Leading in Your Youth Ministry   Back to blog list

July 2, 2015   Pastor Ben Hoyle - National Youth Facilitator, A/G NZ,

I was 24 when I took on the senior leadership roll of the youth ministry at our church. I know by most standards that probably isn’t that young, and there are probably plenty of senior ministry leaders out there who are and have lead at much younger ages. One of the things I was told in my first two years of leadership from one of our staff was “Unfortunately, don’t expect the church to respect your leadership until you are at least 40 years old.” As a young person, I guess that statement bugged me, after all leadership is about influence and if you are to have influence without respect, can I really say I have influence? 12 years on, I have dealt with many situations that have challenged my influence. To be fair, the person who made the statement to me was talking more about older members of the congregation who may have just seen me as a young buck probably trying to make his mark and make a few risks that would prayerfully extend the Kingdom. But, to be honest, time has taught me that it’s not just the older who I perhaps felt tension from when it came to me taking the lead, making decisions and trying to work out the vision of our youth ministry (which incidentally is the same as our church vision – and there is another article in that statement perhaps). I have also had challenges from those I have led, younger, rising stars that were serving with me. I guess what I am perhaps highlighting is that there are times as leaders we can feel surrounded by opposition, not just from one part of the church, but perhaps at times from those unexpected parts of the church who we think might have our backs, the ones we can usually rely on to get behind the direction we are leading.

If we are not careful, we can be derailed and robbed of the vision for leadership. You know when you get low. It’s when the usually smallest challenge, perhaps a challenge on the way the posters look for an event, or perhaps when those three youth leaders don’t like your choice of guest speaker. When things like that start to wear away at you, could I suggest it’s time to get in the presence of our Father and allow him to renew our strength. Because if left unchecked, you may find yourself not just questioning the relevance of your dress sense, but if allowed to blossom, you may find yourself questioning the relevance of your leadership (especially if you’ve entered ministry at a young age and you are waiting for 40 thinking it’ll all change. I’m not 40 yet, so I’ll let you know how that pans out in a few more years).

Noah is a great inspiration. A man who led against great opposition, doing what he knew was the call of God. In Genesis 6, God looks down at humanity and our wickedness and then sees Noah to whom he says, “for you alone I have seen to be righteous before Me in this time.” Now I don’t know about you, but if I was the only one capable of leading in the purposes of God and I knew that “I was it”, I would find that pretty debilitating. Noah was ridiculed far worse than I’ve ever had to be exposed to, and so the challenge to me is to focus on the vision and make sure I don’t get robbed by criticism. Praise God I don’t lead a youth ministry that doesn’t have a loving relationship with Jesus! It’s an honour to lead a group of people who love Him and want to see God’s best for their lives and that is the goal. Leading with a ‘WHY’ will always be more fruitful than leading with a ‘WHAT’.

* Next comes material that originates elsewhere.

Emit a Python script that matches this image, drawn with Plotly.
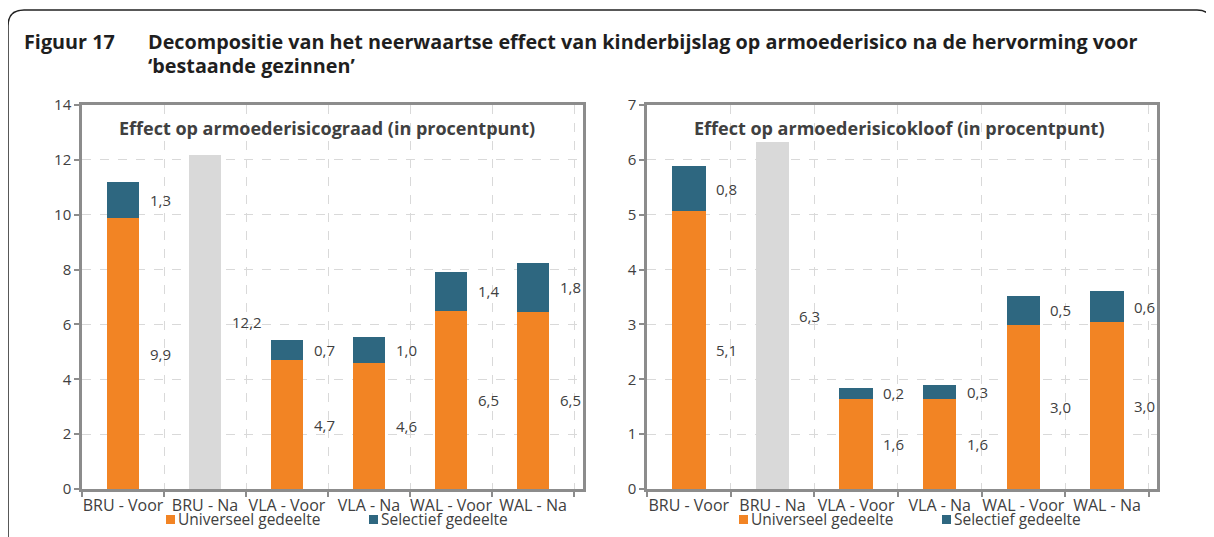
import plotly.graph_objects as go

# ---------------- data ----------------
categories = ["BRU - Voor", "BRU - Na", "VLA - Voor", "VLA - Na", "WAL - Voor", "WAL - Na"]

# Left panel: effect on poverty-risk rate (percentage points)
graad_universeel = [9.87, None, 4.70, 4.58, 6.49, 6.47]
graad_selectief = [1.33, None, 0.73, 0.97, 1.43, 1.78]
graad_totaal_na = [None, 12.18, None, None, None, None]

# Right panel: effect on poverty-risk gap (percentage points)
kloof_universeel = [5.07, None, 1.64, 1.64, 2.99, 3.04]
kloof_selectief = [0.81, None, 0.21, 0.26, 0.53, 0.57]
kloof_totaal_na = [None, 6.32, None, None, None, None]

series_names = ["Universeel gedeelte", "Selectief gedeelte"]
panel_titles = ["Effect op armoederisicograad (in procentpunt)",
                "Effect op armoederisicokloof (in procentpunt)"]
fig_label = "Figuur 17"
fig_title_lines = ["Decompositie van het neerwaartse effect van kinderbijslag op armoederisico na de hervorming voor",
                   "\u2018bestaande gezinnen\u2019"]

# ---------------- styling ----------------
WIN_W, WIN_H = 1214, 537
OFF = 8                      # default page margin of the html body
FW, FH = WIN_W - OFF, WIN_H - OFF
ORANGE = "#F28424"
TEAL = "#2E6780"
GREY_BAR = "#D9D9D9"
AXIS = "#8C8C8C"
GRID = "#D9D9D9"
TXT = "#404040"
FONT = "Open Sans"


def px(x):
    """window pixel x -> paper coordinate"""
    return (x - OFF) / FW


def py(y):
    """window pixel y -> paper coordinate"""
    return 1 - (y - OFF) / FH


def fmt(v):
    return f"{v:.1f}".replace(".", ",")


fig = go.Figure()

panels = [
    dict(xa="x", ya="y", uni=graad_universeel, sel=graad_selectief, tot=graad_totaal_na,
         dom=[px(82), px(583)], rng=[0, 14], dtick=2),
    dict(xa="x2", ya="y2", uni=kloof_universeel, sel=kloof_selectief, tot=kloof_totaal_na,
         dom=[px(647), px(1157)], rng=[0, 7], dtick=1),
]

annotations = []
for p in panels:
    fig.add_trace(go.Bar(x=categories, y=p["uni"], name=series_names[0], marker_color=ORANGE,
                         marker_line_width=0, width=0.4, xaxis=p["xa"], yaxis=p["ya"], showlegend=False))
    fig.add_trace(go.Bar(x=categories, y=p["sel"], name=series_names[1], marker_color=TEAL,
                         marker_line_width=0, width=0.4, xaxis=p["xa"], yaxis=p["ya"], showlegend=False))
    fig.add_trace(go.Bar(x=categories, y=p["tot"], name="Totaal", marker_color=GREY_BAR,
                         marker_line_width=0, width=0.4, xaxis=p["xa"], yaxis=p["ya"], showlegend=False))
    # data labels to the right of each segment
    for c, u, s, t in zip(categories, p["uni"], p["sel"], p["tot"]):
        items = []
        if u is not None:
            items.append((u / 2, u))
        if s is not None:
            items.append((u + s / 2, s))
        if t is not None:
            items.append((t / 2, t))
        for yv, val in items:
            annotations.append(dict(x=c, y=yv, xref=p["xa"], yref=p["ya"], text=fmt(val),
                                    showarrow=False, xanchor="left", yanchor="middle", xshift=25,
                                    font=dict(family=FONT, size=15, color=TXT)))

axis_common = dict(showline=True, linecolor=AXIS, linewidth=2.5, mirror=True,
                   ticks="outside", tickcolor=AXIS, tickwidth=2, ticklen=5,
                   showgrid=True, gridcolor=GRID, griddash="dash", gridwidth=1,
                   zeroline=False, automargin=False)
xfont = dict(family=FONT, size=16, color=TXT)
yfont = dict(family=FONT, size=15, color=TXT)

fig.update_layout(
    xaxis=dict(domain=panels[0]["dom"], anchor="y", type="category", tickson="boundaries",
               tickangle=0, ticklabelstandoff=0, tickfont=xfont, **axis_common),
    yaxis=dict(domain=[py(489), py(105)], anchor="x", range=panels[0]["rng"], dtick=panels[0]["dtick"],
               tickfont=yfont, **axis_common),
    xaxis2=dict(domain=panels[1]["dom"], anchor="y2", type="category", tickson="boundaries",
                tickangle=0, ticklabelstandoff=0, tickfont=xfont, **axis_common),
    yaxis2=dict(domain=[py(489), py(105)], anchor="x2", range=panels[1]["rng"], dtick=panels[1]["dtick"],
                tickfont=yfont, **axis_common),
)

# panel titles
for xpos, t in zip([117, 692], panel_titles):
    annotations.append(dict(x=px(xpos), y=py(128), xref="paper", yref="paper", text=f"<b>{t}</b>",
                            showarrow=False, xanchor="left", yanchor="middle",
                            font=dict(family=FONT, size=18, color=TXT)))

# figure title
title_font = dict(family=FONT, size=19.8, color="#1F1F1F")
annotations.append(dict(x=px(22), y=py(42), xref="paper", yref="paper", text=f"<b>{fig_label}</b>",
                        showarrow=False, xanchor="left", yanchor="middle", font=title_font))
for ypos, line in zip([42, 65], fig_title_lines):
    annotations.append(dict(x=px(146), y=py(ypos), xref="paper", yref="paper", text=f"<b>{line}</b>",
                            showarrow=False, xanchor="left", yanchor="middle", font=title_font))

# legends (square + label) under each panel
shapes = []
legend_pos = [[(166, ORANGE, series_names[0]), (369, TEAL, series_names[1])],
              [(739, ORANGE, series_names[0]), (942, TEAL, series_names[1])]]
for row in legend_pos:
    for x0, col, name in row:
        shapes.append(dict(type="rect", xref="paper", yref="paper", x0=px(x0), x1=px(x0 + 9),
                           y0=py(524), y1=py(515), fillcolor=col, line_width=0))
        annotations.append(dict(x=px(x0 + 10), y=py(519), xref="paper", yref="paper", text=name,
                                showarrow=False, xanchor="left", yanchor="middle",
                                font=dict(family=FONT, size=15.5, color=TXT)))

# rounded frame around the figure
frame = (f"M {px(8)},{py(537)} L {px(8)},{py(26)} Q {px(8)},{py(10)} {px(24)},{py(10)} "
         f"L {px(1197)},{py(10)} Q {px(1212)},{py(10)} {px(1212)},{py(26)} L {px(1212)},{py(537)}")
shapes.append(dict(type="path", xref="paper", yref="paper", path=frame,
                   line=dict(color="#222222", width=1.5)))

fig.update_layout(
    width=FW, height=FH, margin=dict(l=0, r=0, t=0, b=0, autoexpand=False),
    paper_bgcolor="white", plot_bgcolor="white",
    barmode="stack", bargap=0.6,
    annotations=annotations, shapes=shapes, showlegend=False,
    font=dict(family=FONT, color=TXT),
)

fig.write_html("out.html")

I think that when it comes to influence and gaining respect, often it’s earned. Maybe the problem is that we’ve decided that respect in leadership is a demand, but the reality is when you lead by example and people see the WHY behind your own leadership you will inspire others to follow you. When the WHY is the focus over the WHAT, they’ll want to serve the vision you are leading no matter what your choice of stage layout is or the corny jokes you tell. In Joshua chapter 24, Joshua gives the people of Israel a choice A) serve the God who they had always served, the one who had brought them into the land or B) serve the gods of the surrounding lands. “But as for me and my house,” he says, “we will serve the Lord.” The people answer in unison that they will pledge their allegiance to God. Because they believe in Joshua’s leadership, they follow Joshua’s example. He doesn’t have to threaten them; he merely inspires them by his example.

You’ll always have critics who will have opinions on the WHAT in our ministry and churches, but if we like Noah stay true to our WHY I believe our vision, calling and identity in leadership will be stronger for it.